Records from a data source:

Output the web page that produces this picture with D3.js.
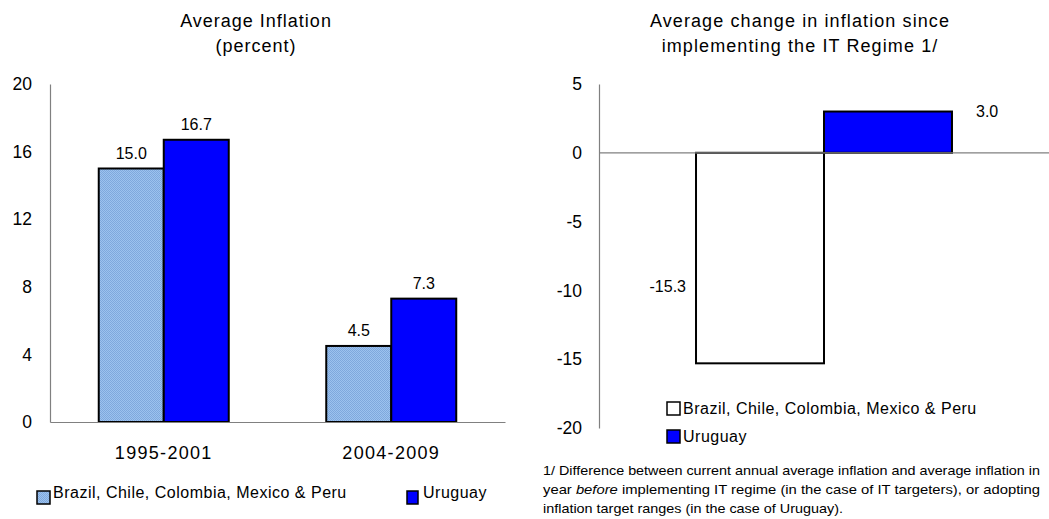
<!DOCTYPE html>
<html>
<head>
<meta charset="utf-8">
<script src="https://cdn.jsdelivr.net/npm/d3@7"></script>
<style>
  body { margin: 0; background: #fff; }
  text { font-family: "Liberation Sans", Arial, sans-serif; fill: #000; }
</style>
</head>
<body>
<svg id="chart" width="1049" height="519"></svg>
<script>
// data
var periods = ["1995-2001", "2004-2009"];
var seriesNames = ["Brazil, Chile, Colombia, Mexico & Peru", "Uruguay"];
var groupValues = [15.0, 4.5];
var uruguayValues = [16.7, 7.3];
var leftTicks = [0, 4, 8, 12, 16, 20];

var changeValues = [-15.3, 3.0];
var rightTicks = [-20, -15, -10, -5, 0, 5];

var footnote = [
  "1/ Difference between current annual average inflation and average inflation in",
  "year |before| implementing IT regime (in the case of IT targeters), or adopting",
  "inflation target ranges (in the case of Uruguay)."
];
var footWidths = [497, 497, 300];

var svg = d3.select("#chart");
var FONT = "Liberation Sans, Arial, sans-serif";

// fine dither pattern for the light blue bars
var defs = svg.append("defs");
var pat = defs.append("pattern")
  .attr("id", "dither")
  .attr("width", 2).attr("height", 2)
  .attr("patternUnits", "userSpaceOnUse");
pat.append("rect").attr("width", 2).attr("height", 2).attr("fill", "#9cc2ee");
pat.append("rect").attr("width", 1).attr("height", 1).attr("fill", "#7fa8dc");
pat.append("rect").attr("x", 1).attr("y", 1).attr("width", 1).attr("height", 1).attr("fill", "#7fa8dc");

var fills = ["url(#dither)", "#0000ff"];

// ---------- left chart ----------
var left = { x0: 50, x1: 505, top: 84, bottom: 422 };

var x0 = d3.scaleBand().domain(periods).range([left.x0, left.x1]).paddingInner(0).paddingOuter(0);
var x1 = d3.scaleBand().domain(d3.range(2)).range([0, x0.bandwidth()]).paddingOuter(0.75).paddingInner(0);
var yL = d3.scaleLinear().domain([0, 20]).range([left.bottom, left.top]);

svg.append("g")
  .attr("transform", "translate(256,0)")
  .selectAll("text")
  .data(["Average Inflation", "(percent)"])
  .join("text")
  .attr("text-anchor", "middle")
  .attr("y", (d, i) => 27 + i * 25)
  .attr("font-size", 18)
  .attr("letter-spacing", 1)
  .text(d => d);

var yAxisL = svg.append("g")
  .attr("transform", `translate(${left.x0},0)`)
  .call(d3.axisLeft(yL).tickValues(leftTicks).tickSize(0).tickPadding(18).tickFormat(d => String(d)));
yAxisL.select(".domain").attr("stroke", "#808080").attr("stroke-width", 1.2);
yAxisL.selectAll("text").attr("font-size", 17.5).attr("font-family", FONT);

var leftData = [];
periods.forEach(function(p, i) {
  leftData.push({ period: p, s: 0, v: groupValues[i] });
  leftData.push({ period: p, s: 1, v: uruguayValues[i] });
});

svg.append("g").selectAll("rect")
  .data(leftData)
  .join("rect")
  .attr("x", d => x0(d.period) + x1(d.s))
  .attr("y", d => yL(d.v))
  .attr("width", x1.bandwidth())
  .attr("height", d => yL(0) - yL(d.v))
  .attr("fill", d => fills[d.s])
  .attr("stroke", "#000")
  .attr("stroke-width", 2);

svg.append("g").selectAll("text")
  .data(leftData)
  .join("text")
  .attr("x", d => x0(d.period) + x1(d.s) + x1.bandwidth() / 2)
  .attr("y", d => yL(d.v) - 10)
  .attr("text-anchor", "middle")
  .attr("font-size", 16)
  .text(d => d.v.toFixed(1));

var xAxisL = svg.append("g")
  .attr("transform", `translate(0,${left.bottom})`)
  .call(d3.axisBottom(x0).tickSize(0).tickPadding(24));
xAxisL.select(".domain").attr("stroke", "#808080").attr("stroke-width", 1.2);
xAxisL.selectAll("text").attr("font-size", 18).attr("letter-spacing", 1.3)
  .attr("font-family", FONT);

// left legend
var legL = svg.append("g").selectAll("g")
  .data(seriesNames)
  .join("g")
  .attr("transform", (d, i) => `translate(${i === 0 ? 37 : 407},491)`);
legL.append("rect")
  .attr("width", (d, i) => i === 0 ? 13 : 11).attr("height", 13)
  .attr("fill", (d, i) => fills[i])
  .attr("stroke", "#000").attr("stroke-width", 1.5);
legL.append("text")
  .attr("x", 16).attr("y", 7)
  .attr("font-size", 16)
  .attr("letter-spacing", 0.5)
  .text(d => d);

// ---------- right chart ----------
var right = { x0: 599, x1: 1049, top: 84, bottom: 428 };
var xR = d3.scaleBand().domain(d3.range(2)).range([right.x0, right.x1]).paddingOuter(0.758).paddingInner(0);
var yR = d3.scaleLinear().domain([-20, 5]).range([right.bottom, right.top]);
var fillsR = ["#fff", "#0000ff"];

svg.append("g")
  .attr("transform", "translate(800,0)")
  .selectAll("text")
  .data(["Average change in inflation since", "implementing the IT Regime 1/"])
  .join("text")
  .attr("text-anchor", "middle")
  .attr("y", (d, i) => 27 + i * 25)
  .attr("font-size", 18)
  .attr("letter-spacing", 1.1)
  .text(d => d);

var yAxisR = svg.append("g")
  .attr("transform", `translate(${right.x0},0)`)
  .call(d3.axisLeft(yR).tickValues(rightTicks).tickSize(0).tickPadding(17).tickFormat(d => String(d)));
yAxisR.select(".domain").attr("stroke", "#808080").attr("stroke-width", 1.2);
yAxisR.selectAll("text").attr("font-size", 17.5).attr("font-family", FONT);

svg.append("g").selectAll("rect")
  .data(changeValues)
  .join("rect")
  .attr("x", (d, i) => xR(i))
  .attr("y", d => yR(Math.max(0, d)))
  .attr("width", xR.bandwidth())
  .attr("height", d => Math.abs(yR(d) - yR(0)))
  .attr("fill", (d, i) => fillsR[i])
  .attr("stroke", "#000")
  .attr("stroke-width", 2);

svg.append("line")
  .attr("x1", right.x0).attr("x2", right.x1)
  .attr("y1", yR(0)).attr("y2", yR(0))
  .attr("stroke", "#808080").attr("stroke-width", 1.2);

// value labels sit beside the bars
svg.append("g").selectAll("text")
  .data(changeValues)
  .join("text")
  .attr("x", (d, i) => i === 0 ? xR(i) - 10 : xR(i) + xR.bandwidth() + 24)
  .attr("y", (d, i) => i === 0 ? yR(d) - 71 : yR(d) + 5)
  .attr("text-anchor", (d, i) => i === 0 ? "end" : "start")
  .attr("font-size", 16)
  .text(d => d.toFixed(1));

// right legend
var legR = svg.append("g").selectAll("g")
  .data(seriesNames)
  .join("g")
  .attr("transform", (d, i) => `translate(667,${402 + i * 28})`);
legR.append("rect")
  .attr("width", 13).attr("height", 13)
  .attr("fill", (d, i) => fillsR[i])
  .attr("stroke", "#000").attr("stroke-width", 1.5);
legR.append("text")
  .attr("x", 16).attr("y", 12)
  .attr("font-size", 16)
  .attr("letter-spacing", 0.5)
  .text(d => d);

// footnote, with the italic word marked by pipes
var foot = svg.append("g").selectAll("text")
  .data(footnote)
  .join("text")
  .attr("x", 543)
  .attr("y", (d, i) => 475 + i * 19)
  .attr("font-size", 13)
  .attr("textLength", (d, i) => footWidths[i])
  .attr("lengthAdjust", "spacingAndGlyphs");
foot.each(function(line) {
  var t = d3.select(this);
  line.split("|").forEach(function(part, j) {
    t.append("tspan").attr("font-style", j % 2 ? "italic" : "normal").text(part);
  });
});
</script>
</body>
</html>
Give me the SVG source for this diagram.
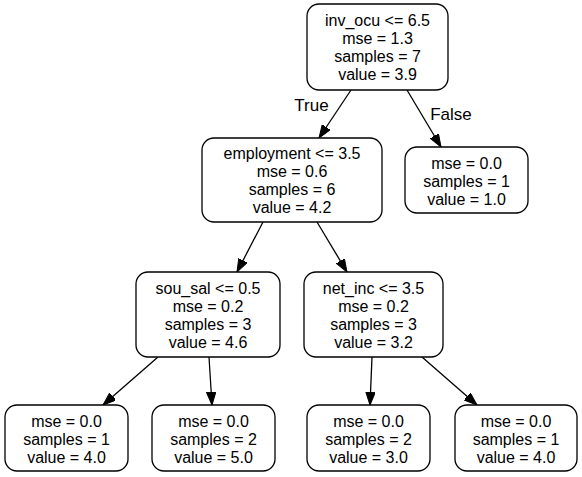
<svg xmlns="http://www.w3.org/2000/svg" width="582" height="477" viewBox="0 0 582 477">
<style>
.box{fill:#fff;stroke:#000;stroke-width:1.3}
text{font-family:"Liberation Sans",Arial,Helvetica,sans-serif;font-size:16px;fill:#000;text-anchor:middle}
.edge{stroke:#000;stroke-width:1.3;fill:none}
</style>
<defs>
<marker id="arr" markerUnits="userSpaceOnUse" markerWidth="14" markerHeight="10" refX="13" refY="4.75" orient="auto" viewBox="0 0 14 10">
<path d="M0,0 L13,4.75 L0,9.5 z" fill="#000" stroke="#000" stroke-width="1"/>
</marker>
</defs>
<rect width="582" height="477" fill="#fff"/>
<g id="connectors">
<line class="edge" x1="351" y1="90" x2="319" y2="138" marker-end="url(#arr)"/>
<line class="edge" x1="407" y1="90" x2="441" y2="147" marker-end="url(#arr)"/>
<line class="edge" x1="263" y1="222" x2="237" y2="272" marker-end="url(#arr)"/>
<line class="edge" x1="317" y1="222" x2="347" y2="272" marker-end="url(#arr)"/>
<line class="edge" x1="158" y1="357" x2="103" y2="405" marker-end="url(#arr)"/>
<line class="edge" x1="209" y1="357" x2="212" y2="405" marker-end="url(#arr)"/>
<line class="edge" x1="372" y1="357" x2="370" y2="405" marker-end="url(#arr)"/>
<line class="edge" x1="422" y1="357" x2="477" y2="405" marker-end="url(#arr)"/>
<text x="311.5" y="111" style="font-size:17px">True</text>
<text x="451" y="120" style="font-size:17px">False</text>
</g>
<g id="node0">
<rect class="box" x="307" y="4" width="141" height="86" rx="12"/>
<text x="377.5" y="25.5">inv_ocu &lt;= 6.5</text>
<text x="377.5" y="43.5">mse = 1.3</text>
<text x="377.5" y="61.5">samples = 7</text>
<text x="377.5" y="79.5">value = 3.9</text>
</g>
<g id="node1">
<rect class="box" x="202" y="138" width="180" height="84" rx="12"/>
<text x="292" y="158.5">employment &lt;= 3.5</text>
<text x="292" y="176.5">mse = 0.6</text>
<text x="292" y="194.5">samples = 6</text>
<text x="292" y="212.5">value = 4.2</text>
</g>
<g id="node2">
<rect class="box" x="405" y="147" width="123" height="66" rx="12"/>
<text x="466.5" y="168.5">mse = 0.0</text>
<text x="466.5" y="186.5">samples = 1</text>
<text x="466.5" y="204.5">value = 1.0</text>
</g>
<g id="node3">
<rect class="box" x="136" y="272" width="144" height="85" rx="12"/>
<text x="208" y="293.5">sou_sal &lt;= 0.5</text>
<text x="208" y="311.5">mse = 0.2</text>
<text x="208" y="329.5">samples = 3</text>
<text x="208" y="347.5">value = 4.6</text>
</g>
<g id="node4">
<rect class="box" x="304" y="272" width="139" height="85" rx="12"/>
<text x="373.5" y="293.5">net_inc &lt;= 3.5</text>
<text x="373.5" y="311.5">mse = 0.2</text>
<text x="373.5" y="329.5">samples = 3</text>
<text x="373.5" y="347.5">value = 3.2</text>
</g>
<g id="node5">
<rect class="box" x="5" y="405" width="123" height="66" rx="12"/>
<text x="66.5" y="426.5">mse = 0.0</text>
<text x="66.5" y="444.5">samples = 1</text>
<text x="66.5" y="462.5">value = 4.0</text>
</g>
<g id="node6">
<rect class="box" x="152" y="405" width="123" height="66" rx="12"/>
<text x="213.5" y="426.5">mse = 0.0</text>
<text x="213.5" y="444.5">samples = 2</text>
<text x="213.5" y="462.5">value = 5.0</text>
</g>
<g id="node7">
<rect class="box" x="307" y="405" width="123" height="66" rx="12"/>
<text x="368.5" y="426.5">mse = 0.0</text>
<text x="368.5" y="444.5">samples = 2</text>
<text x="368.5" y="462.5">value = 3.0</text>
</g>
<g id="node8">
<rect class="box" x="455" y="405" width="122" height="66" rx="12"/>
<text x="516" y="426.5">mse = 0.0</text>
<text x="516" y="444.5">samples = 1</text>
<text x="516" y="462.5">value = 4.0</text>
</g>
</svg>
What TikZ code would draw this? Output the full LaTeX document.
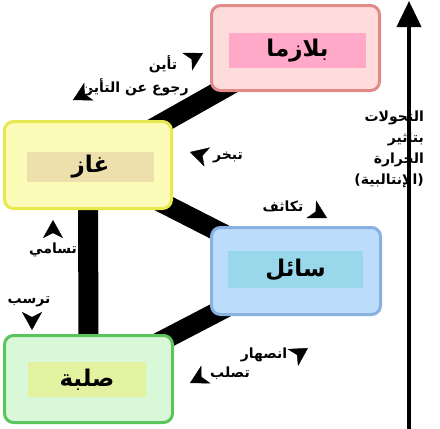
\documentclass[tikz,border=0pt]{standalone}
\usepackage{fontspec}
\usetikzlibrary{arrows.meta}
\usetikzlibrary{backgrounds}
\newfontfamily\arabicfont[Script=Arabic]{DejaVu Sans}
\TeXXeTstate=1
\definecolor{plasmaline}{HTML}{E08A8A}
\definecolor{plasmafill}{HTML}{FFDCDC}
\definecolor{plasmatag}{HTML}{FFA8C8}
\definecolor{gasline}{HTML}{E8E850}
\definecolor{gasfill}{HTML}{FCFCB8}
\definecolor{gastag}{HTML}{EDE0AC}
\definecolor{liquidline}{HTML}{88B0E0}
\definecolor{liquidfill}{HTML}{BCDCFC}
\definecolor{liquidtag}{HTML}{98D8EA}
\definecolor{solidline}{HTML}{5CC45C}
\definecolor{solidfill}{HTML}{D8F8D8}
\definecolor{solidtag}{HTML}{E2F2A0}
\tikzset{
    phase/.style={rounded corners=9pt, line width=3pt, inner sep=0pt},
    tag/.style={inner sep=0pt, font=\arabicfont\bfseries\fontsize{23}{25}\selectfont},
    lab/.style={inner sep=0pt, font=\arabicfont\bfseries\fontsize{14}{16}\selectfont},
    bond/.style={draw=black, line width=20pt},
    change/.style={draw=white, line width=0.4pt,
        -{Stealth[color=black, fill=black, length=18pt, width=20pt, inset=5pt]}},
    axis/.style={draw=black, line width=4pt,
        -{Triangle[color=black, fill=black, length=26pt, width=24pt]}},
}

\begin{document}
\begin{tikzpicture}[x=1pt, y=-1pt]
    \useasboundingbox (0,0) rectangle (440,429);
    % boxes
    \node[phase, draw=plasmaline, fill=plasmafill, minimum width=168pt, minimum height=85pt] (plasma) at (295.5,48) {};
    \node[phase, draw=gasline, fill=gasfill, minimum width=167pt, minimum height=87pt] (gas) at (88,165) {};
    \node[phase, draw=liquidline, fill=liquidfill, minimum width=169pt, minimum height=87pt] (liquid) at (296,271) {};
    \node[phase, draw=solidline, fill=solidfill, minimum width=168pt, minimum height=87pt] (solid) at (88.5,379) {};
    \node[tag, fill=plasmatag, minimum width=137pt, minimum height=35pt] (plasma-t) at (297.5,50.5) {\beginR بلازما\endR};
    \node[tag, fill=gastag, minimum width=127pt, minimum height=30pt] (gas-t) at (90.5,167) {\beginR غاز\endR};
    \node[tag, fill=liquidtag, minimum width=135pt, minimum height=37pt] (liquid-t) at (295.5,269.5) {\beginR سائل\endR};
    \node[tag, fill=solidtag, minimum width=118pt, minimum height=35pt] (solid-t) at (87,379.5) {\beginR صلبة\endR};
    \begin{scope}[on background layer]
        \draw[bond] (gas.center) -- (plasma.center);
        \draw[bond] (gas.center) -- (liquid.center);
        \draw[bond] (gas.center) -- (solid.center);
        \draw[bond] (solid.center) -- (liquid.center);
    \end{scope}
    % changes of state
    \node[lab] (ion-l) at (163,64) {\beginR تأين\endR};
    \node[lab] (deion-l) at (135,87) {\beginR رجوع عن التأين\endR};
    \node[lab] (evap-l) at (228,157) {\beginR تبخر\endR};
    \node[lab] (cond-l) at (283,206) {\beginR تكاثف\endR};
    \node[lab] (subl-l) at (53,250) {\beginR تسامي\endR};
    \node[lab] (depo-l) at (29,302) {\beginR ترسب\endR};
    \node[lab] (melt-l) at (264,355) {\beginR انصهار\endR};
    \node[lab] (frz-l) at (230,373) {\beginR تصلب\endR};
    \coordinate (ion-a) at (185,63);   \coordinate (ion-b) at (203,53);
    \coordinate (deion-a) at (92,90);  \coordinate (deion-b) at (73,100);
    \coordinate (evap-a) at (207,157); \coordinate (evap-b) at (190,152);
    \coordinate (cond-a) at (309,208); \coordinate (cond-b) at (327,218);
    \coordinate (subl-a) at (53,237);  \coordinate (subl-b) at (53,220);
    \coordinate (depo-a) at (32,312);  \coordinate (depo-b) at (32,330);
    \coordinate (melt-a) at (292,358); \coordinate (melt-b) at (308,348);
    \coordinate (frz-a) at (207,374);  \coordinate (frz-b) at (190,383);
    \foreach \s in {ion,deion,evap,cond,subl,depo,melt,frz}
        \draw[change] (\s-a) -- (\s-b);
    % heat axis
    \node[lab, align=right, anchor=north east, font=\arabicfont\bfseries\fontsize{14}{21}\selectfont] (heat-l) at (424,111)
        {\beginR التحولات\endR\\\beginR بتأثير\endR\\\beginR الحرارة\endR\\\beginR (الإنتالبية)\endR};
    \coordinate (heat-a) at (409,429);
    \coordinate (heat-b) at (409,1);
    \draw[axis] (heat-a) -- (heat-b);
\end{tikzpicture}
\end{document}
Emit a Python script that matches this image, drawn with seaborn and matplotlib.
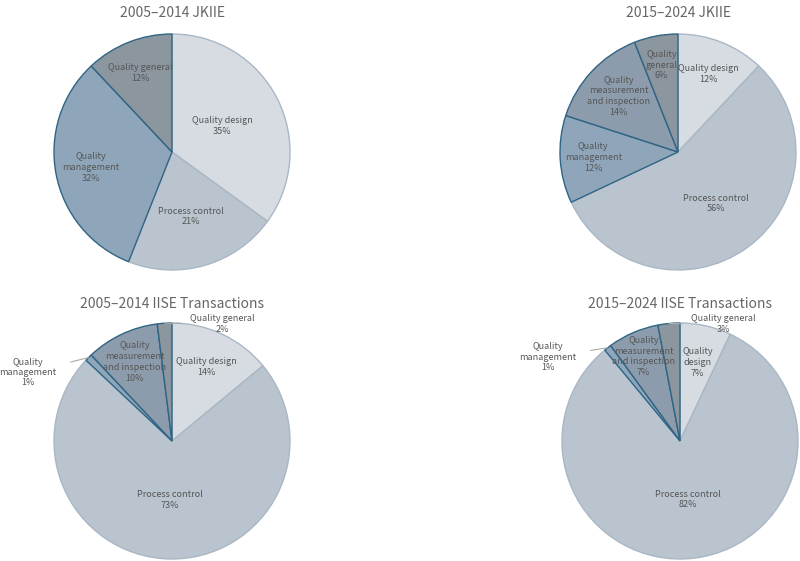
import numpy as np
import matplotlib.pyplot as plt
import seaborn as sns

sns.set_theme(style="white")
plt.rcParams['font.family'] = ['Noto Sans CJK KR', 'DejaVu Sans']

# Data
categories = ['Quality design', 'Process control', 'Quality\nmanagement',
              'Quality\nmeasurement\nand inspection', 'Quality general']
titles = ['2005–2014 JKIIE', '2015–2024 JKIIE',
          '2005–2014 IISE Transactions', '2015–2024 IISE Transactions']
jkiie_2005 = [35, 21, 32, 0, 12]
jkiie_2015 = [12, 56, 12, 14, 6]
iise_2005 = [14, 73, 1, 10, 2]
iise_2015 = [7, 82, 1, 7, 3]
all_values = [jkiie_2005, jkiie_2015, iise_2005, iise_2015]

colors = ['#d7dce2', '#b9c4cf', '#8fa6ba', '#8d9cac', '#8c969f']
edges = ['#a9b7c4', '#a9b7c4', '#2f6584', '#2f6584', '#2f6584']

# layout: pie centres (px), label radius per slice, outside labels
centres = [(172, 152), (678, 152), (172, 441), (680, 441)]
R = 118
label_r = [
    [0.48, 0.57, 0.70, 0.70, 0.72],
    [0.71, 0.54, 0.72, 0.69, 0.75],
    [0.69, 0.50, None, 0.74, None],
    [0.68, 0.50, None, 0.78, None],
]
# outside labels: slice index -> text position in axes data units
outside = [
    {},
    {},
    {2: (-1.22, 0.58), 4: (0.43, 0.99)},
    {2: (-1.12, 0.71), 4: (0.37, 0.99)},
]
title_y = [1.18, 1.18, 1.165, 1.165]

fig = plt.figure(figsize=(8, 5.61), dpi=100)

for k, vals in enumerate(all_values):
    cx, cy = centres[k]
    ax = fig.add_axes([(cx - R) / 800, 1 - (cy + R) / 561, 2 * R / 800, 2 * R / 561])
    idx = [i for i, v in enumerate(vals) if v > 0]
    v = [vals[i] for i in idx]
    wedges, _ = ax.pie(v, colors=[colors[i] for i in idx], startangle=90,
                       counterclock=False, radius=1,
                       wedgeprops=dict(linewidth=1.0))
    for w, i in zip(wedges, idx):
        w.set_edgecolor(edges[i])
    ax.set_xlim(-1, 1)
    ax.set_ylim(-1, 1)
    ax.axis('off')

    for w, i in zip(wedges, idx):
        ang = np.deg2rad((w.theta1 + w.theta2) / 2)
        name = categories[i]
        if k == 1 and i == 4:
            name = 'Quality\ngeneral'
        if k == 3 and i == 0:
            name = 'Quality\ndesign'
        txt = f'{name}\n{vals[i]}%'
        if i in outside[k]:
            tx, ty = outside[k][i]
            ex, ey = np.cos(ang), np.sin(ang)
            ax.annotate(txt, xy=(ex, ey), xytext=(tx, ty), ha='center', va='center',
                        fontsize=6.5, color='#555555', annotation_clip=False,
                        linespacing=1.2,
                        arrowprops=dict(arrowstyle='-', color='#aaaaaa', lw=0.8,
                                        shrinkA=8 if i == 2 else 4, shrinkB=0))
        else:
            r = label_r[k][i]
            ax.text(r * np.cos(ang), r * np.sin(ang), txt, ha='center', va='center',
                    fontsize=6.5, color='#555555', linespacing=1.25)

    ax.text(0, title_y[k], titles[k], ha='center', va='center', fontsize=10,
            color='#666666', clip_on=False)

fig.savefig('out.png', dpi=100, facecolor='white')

Request: Work out how many lines of the listing above include the word "that". Reply with nothing but the count.

Task answer: 2